[Dataset entries]
****

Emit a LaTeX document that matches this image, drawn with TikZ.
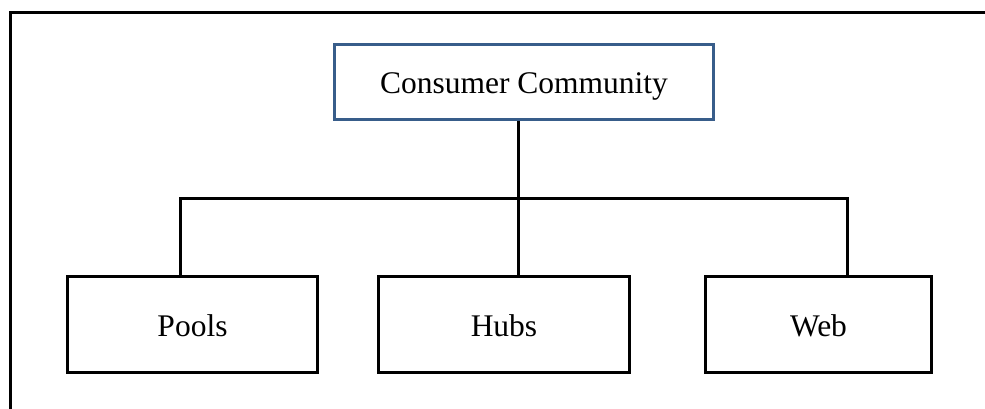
\documentclass[tikz,border=0pt]{standalone}
\usepackage{fontspec}
\setmainfont{Liberation Serif}
\definecolor{boxblue}{RGB}{56,93,138}
\begin{document}
\begin{tikzpicture}[x=1pt,y=-1pt,
  label font/.style={font=\fontsize{31.5}{36}\selectfont,text depth=0pt},
  unit/.style={draw=black,line width=3pt,minimum height=96pt,inner sep=0pt,label font},
  head/.style={draw=boxblue,line width=3pt,minimum width=379pt,minimum height=75pt,
    inner sep=0pt,label font},
  link/.style={line width=3pt}]
\useasboundingbox (0,0) rectangle (985,409);
% page frame
\draw[line width=3pt] (10.5,409) -- (10.5,12.5) -- (985,12.5);
% nodes
\node[head] (top) at (524,82) {\raisebox{-2pt}{Consumer Community}};
\node[unit,minimum width=250pt] (pools) at (192.5,324.5) {\raisebox{-2pt}{Pools}};
\node[unit,minimum width=251pt] (hubs) at (504,324.5) {\raisebox{-2pt}{Hubs}};
\node[unit,minimum width=226pt] (web) at (818.5,324.5) {\raisebox{-2pt}{Web}};
% branch points on the bar
\coordinate (j) at (518,198);
\coordinate (bl) at (180,198);
\coordinate (br) at (847,198);
% connectors
\draw[link] (top.south -| j) -- (hubs.north -| j);
\draw[link] (pools.north -| bl) -- (bl) -- (br) -- (web.north -| br);
\end{tikzpicture}
\end{document}
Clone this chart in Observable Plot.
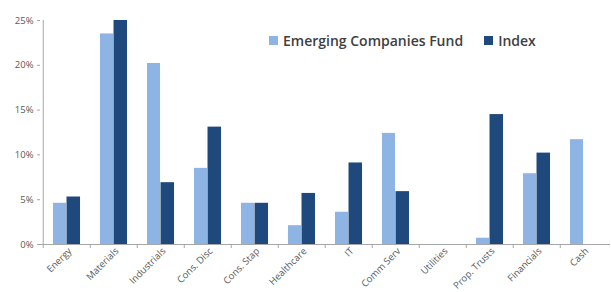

****

Exercise
Restate the full listing verbatim and drop every picture.

Answer to the problem
Emit a LaTeX document that matches this image, drawn with TikZ.
\documentclass[tikz,border=0pt]{standalone}
\usepackage{fontspec}
\setmainfont{Liberation Serif}
\definecolor{boxblue}{RGB}{56,93,138}
\begin{document}
\begin{tikzpicture}[x=1pt,y=-1pt,
  label font/.style={font=\fontsize{31.5}{36}\selectfont,text depth=0pt},
  unit/.style={draw=black,line width=3pt,minimum height=96pt,inner sep=0pt,label font},
  head/.style={draw=boxblue,line width=3pt,minimum width=379pt,minimum height=75pt,
    inner sep=0pt,label font},
  link/.style={line width=3pt}]
\useasboundingbox (0,0) rectangle (985,409);
% page frame
\draw[line width=3pt] (10.5,409) -- (10.5,12.5) -- (985,12.5);
% nodes
\node[head] (top) at (524,82) {\raisebox{-2pt}{Consumer Community}};
\node[unit,minimum width=250pt] (pools) at (192.5,324.5) {\raisebox{-2pt}{Pools}};
\node[unit,minimum width=251pt] (hubs) at (504,324.5) {\raisebox{-2pt}{Hubs}};
\node[unit,minimum width=226pt] (web) at (818.5,324.5) {\raisebox{-2pt}{Web}};
% branch points on the bar
\coordinate (j) at (518,198);
\coordinate (bl) at (180,198);
\coordinate (br) at (847,198);
% connectors
\draw[link] (top.south -| j) -- (hubs.north -| j);
\draw[link] (pools.north -| bl) -- (bl) -- (br) -- (web.north -| br);
\end{tikzpicture}
\end{document}
Clone this chart in Observable Plot.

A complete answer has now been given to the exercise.